A whole weekend of music, films and other baubels celebrating Ligeti’s 80th birthday (which was way back in May, but you know how it is with booking places for yr birthday bash). I got to one of the films (the talk with Ligeti’s recent biographer, Richard Steinitz, and the composers Steve Martland and Robert Saxton was sold out, and the first film clashed with England-South Africa…), and the two centrepiece concerts: four concertos (although, disappointingly, not the Cello), and a staged version of his only opera Le Grand Macabre.
Clements says the four concertos ‘span’ Ligeti’s career, but they also serve as bookends. Strangely, aside from the opera, none of Ligeti’s music completed between 1951 and 1988 was here. And – again the opera notwithstanding – this forms the bulk of the music upon which his career has been founded, and his reputation achieved. There was – I think – performance of Poème Symphonique (yeah, yeah), but I have a feeling this was more because of its interactive/didactic element (“Have you got a non-electric, mechanical, pyramid-shaped metronome? Bring it along…”) than anything else.
The three late works are very much the compositions of a man reaching the latter days – and greatest maturity – of his career. They lack none of the invention of his earlier music, but they have that assurance of technique that tends to come with age. I can’t imagine any composer younger than 50 scoring parts for ocarinas and swannee whistles (played here with plastic, toucan-shaped toys) in that most serious of genres, the piano concerto, and doing it with a (mostly) straight face. It’s the kind of gimmick you can only get away with if you have the confidence 80 years give you. The simple fact that many of Ligeti’s late works – the concertos and piano studies – draw on historical, Grand Master resonances (you can’t not think Beethoven, Brahms, Liszt) are an unmistakeable sign that this is a composer putting his house in order, assuring his legacy. Which is fine – but it is telling that it is with such works that the Barbican chose to mark this twilight anniversary.
At the start, though, we had the UK première of the Concert Romanesc, written in 1951 while Ligeti still lived in Soviet Hungary, two years before Stalin’s death, and five before the uprising and the moment Ligeti made his escape to the West. This piece has been available on CD for a while now (Teldec 8573 88261-2), but was clearly programmed as the best opportunity for its UK stage debut.

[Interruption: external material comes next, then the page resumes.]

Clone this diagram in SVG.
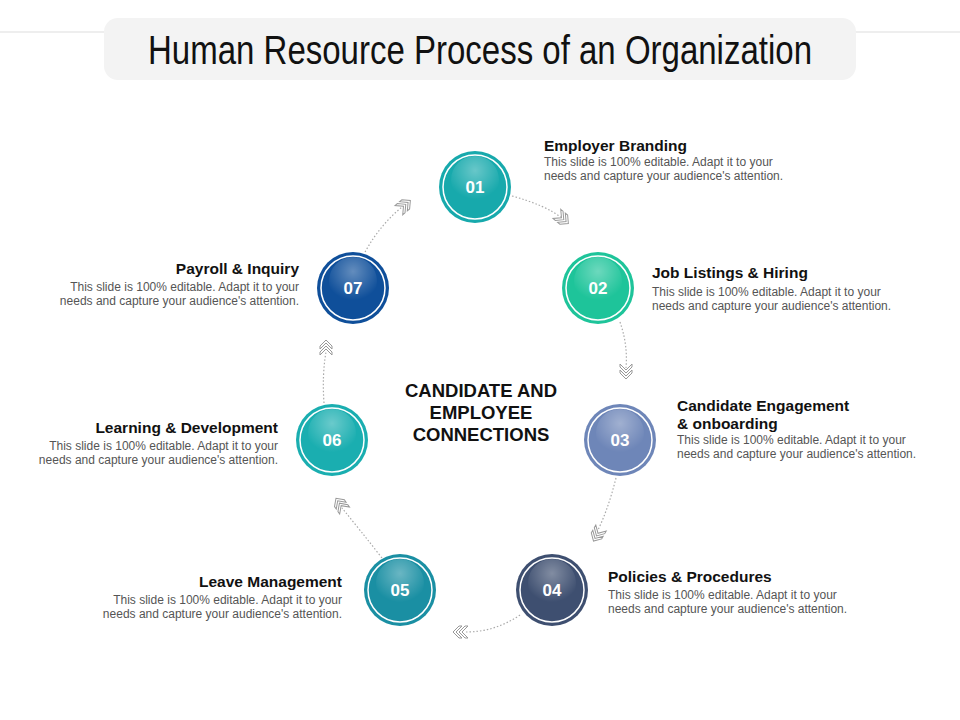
<svg xmlns="http://www.w3.org/2000/svg" width="960" height="720" viewBox="0 0 960 720">
<defs>
<style>
.t{font-family:"Liberation Sans",Arial,sans-serif}
.h{font-size:15.5px;font-weight:bold;fill:#111}
.d{font-size:12px;fill:#555}
.n{font-size:17px;font-weight:bold;fill:#fff;text-anchor:middle}
.ring{fill:none;stroke:#fff;stroke-width:1.5}
.arc{fill:none;stroke:#aaa;stroke-width:1.2;stroke-dasharray:1.5 2}
.chev{fill:#fff;stroke:#999;stroke-width:1}
</style>
<radialGradient id="gl" cx="0.5" cy="0.3" r="0.6"><stop offset="0" stop-color="#fff" stop-opacity="0.35"/><stop offset="1" stop-color="#fff" stop-opacity="0"/></radialGradient>
<g id="cv"><path class="chev" d="M-8,-6 L-5,-6 L1,0 L-5,6 L-8,6 L-2,0 Z M-2,-6 L1,-6 L7,0 L1,6 L-2,6 L4,0 Z"/></g>
</defs>
<rect width="960" height="720" fill="#fff"/>
<line x1="0" y1="32" x2="960" y2="32" stroke="#ddd"/>
<rect x="104" y="18" width="752" height="62" rx="14" fill="#f3f3f3"/>
<text class="t" x="480" y="64" text-anchor="middle" font-size="40" textLength="664" lengthAdjust="spacingAndGlyphs" fill="#111">Human Resource Process of an Organization</text>
<g id="connectors">
<path class="arc" d="M512,196 Q545,205 562,218"/>
<path class="arc" d="M620,322 Q628,345 626,368"/>
<path class="arc" d="M616,478 Q608,510 597,532"/>
<path class="arc" d="M520,615 Q495,632 466,632"/>
<path class="arc" d="M382,558 Q360,530 342,508"/>
<path class="arc" d="M324,403 Q322,375 326,352"/>
<path class="arc" d="M365,252 Q380,225 402,207"/>
<use href="#cv" transform="translate(563,219) rotate(40)"/>
<use href="#cv" transform="translate(626,372) rotate(90)"/>
<use href="#cv" transform="translate(597,535) rotate(120)"/>
<use href="#cv" transform="translate(460,632) rotate(180)"/>
<use href="#cv" transform="translate(340,504) rotate(-125)"/>
<use href="#cv" transform="translate(326,347) rotate(-90)"/>
<use href="#cv" transform="translate(405,205) rotate(-40)"/>
</g>
<g id="n01"><circle cx="475" cy="187" r="36" fill="#17a9ac"/><circle class="ring" cx="475" cy="187" r="32"/><circle cx="475" cy="180" r="24" fill="url(#gl)"/><text class="t n" x="475" y="193">01</text></g>
<g id="n02"><circle cx="598" cy="288" r="36" fill="#1ec49a"/><circle class="ring" cx="598" cy="288" r="32"/><circle cx="598" cy="281" r="24" fill="url(#gl)"/><text class="t n" x="598" y="294">02</text></g>
<g id="n03"><circle cx="620" cy="440" r="36" fill="#6e86b8"/><circle class="ring" cx="620" cy="440" r="32"/><circle cx="620" cy="433" r="24" fill="url(#gl)"/><text class="t n" x="620" y="446">03</text></g>
<g id="n04"><circle cx="552" cy="590" r="36" fill="#3e4f70"/><circle class="ring" cx="552" cy="590" r="32"/><circle cx="552" cy="583" r="24" fill="url(#gl)"/><text class="t n" x="552" y="596">04</text></g>
<g id="n05"><circle cx="400" cy="590" r="36" fill="#1a8fa3"/><circle class="ring" cx="400" cy="590" r="32"/><circle cx="400" cy="583" r="24" fill="url(#gl)"/><text class="t n" x="400" y="596">05</text></g>
<g id="n06"><circle cx="332" cy="440" r="36" fill="#1aaeb0"/><circle class="ring" cx="332" cy="440" r="32"/><circle cx="332" cy="433" r="24" fill="url(#gl)"/><text class="t n" x="332" y="446">06</text></g>
<g id="n07"><circle cx="353" cy="288" r="36" fill="#0f4f9a"/><circle class="ring" cx="353" cy="288" r="32"/><circle cx="353" cy="281" r="24" fill="url(#gl)"/><text class="t n" x="353" y="294">07</text></g>
<g id="center" class="t" font-size="18.5" font-weight="bold" fill="#111" text-anchor="middle">
<text x="481" y="397">CANDIDATE AND</text><text x="481" y="419">EMPLOYEE</text><text x="481" y="441">CONNECTIONS</text></g>
<g id="l01" class="t"><text class="h" x="544" y="151">Employer Branding</text><text class="d" x="544" y="166">This slide is 100% editable. Adapt it to your</text><text class="d" x="544" y="180">needs and capture your audience's attention.</text></g>
<g id="l02" class="t"><text class="h" x="652" y="278">Job Listings &amp; Hiring</text><text class="d" x="652" y="296">This slide is 100% editable. Adapt it to your</text><text class="d" x="652" y="310">needs and capture your audience's attention.</text></g>
<g id="l03" class="t"><text class="h" x="677" y="411">Candidate Engagement</text><text class="h" x="677" y="429">&amp; onboarding</text><text class="d" x="677" y="444">This slide is 100% editable. Adapt it to your</text><text class="d" x="677" y="458">needs and capture your audience's attention.</text></g>
<g id="l04" class="t"><text class="h" x="608" y="582">Policies &amp; Procedures</text><text class="d" x="608" y="599">This slide is 100% editable. Adapt it to your</text><text class="d" x="608" y="613">needs and capture your audience's attention.</text></g>
<g id="l05" class="t" text-anchor="end"><text class="h" x="342" y="587">Leave Management</text><text class="d" x="342" y="604">This slide is 100% editable. Adapt it to your</text><text class="d" x="342" y="618">needs and capture your audience's attention.</text></g>
<g id="l06" class="t" text-anchor="end"><text class="h" x="278" y="433">Learning &amp; Development</text><text class="d" x="278" y="450">This slide is 100% editable. Adapt it to your</text><text class="d" x="278" y="464">needs and capture your audience's attention.</text></g>
<g id="l07" class="t" text-anchor="end"><text class="h" x="299" y="274">Payroll &amp; Inquiry</text><text class="d" x="299" y="291">This slide is 100% editable. Adapt it to your</text><text class="d" x="299" y="305">needs and capture your audience's attention.</text></g>
</svg>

It’s a fine, curious piece – miles removed from Ligeti’s post-1956 work, but one of the better works to have been composed in Hungary at that time. It is the fourth movement that really grabs the attention. The piece is given the bombastic, pseudo-folky ending familiar from a lot of Soviet music (Shostakovich, later Prokofiev), but Ligeti tacks on an extraordinary coda – a stratospherically high violin hovers above some offstage horn-calls, suspending all expectations. It’s a frequent trick to a lot of later Central European music – you see it a lot in Górecki, for example – to subvert and upset a musical structure like this. The form suggests that the ending should be here, everything you’ve heard said it should be; but instead, it’s here, and nothing that went before meant quite what you thought it did.